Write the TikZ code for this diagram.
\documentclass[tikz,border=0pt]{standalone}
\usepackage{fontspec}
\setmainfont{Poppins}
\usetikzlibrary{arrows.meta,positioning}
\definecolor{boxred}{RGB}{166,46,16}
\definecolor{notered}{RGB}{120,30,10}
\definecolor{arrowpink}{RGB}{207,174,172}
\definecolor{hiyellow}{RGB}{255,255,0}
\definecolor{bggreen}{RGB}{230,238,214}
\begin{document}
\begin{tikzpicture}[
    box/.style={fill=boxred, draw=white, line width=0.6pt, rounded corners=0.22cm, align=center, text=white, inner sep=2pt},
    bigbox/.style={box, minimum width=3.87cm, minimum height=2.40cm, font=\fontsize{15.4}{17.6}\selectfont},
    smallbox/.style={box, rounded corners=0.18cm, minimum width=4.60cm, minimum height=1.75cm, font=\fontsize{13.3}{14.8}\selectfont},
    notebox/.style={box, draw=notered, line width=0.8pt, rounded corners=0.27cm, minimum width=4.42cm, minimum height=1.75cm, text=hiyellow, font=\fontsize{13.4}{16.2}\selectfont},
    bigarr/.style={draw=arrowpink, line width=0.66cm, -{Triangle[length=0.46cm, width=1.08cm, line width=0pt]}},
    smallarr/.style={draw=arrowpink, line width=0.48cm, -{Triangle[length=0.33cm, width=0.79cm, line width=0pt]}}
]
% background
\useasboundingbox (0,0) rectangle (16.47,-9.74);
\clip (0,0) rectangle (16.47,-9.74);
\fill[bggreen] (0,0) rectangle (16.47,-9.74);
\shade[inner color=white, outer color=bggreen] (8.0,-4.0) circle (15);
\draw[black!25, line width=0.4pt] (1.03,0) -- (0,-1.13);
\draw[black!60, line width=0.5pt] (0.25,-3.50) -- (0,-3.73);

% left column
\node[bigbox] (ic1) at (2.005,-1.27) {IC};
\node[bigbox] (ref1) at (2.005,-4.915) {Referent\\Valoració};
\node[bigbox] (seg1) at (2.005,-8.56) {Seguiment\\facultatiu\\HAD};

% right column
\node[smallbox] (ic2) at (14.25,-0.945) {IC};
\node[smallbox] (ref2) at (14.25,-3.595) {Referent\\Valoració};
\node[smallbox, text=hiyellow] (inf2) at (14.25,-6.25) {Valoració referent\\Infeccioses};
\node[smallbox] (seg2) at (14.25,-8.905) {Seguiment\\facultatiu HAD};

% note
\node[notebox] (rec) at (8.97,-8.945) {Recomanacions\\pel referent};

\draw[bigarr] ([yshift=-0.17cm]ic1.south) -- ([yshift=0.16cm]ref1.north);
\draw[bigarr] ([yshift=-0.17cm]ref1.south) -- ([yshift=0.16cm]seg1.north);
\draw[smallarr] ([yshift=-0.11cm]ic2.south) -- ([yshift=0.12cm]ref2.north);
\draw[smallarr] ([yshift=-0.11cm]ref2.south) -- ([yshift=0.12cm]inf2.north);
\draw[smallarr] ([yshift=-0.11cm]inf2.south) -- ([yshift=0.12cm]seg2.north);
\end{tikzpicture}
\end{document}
━━━━━━
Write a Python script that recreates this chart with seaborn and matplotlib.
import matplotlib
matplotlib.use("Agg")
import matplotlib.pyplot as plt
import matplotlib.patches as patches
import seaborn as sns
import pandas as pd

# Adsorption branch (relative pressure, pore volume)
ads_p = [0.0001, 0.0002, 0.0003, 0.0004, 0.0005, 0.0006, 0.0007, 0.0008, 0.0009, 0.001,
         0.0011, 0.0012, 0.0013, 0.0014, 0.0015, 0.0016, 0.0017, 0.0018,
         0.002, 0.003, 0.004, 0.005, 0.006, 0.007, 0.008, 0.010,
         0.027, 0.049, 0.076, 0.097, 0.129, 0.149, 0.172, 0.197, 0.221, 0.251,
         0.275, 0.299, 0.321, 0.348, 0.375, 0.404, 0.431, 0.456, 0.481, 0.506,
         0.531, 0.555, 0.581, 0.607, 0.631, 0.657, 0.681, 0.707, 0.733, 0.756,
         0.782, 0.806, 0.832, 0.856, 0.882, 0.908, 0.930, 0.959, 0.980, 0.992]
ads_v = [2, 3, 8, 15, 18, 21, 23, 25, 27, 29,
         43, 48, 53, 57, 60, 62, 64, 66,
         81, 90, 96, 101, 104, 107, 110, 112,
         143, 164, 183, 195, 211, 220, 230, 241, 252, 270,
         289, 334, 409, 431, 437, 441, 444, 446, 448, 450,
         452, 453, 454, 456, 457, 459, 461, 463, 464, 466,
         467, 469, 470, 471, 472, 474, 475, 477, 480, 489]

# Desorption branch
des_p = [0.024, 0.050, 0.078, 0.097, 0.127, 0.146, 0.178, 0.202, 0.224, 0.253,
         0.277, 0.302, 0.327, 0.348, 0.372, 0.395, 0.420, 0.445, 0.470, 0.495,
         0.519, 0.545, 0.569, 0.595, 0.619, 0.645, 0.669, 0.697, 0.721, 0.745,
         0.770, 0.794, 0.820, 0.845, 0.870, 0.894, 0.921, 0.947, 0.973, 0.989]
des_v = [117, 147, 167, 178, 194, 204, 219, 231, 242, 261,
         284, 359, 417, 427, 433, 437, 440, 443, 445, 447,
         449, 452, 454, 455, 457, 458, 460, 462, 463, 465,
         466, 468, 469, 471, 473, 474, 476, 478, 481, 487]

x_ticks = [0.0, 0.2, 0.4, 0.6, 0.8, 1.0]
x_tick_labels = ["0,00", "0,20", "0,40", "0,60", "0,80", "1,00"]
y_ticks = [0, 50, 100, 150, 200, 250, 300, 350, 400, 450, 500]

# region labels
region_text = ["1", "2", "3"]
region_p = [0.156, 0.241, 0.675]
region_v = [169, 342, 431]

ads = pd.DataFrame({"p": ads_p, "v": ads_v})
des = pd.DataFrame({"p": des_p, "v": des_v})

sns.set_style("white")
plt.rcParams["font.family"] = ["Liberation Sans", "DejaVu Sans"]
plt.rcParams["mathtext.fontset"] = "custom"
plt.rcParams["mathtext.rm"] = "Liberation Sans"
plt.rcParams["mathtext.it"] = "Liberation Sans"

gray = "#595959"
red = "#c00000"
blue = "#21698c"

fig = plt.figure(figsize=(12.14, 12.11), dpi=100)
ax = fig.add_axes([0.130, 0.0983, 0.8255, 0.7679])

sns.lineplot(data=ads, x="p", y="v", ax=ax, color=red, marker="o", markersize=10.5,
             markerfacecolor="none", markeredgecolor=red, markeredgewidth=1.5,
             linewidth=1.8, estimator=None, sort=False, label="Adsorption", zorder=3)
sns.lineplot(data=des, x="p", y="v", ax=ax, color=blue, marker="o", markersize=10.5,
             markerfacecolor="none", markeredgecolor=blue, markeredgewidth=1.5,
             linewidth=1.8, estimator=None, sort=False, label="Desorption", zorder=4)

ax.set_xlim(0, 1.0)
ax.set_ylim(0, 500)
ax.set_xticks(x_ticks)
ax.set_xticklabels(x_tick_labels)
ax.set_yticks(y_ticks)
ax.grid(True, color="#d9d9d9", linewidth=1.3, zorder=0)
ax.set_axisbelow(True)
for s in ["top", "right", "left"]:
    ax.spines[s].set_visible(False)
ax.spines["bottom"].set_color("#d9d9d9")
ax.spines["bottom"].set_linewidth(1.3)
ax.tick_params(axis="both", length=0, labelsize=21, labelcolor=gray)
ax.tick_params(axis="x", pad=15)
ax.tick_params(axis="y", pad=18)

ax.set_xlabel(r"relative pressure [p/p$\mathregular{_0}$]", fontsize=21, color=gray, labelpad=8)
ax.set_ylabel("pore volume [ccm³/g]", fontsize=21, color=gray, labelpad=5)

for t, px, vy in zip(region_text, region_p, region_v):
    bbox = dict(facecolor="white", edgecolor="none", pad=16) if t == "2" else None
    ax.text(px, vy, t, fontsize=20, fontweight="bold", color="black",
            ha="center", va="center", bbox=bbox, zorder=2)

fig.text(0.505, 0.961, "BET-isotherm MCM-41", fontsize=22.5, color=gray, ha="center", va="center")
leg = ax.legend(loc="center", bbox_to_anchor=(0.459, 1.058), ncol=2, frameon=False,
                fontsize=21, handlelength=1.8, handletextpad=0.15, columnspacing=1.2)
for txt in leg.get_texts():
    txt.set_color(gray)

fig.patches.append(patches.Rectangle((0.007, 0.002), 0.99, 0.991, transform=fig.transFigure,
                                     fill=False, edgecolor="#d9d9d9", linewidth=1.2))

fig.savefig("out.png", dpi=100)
━━━━━━
* **THE REQUEST**
Which lines in the data above contain "seaborn"? Show each one.

* **EXERCISE RESPONSE**
Write a Python script that recreates this chart with seaborn and matplotlib.
import seaborn as sns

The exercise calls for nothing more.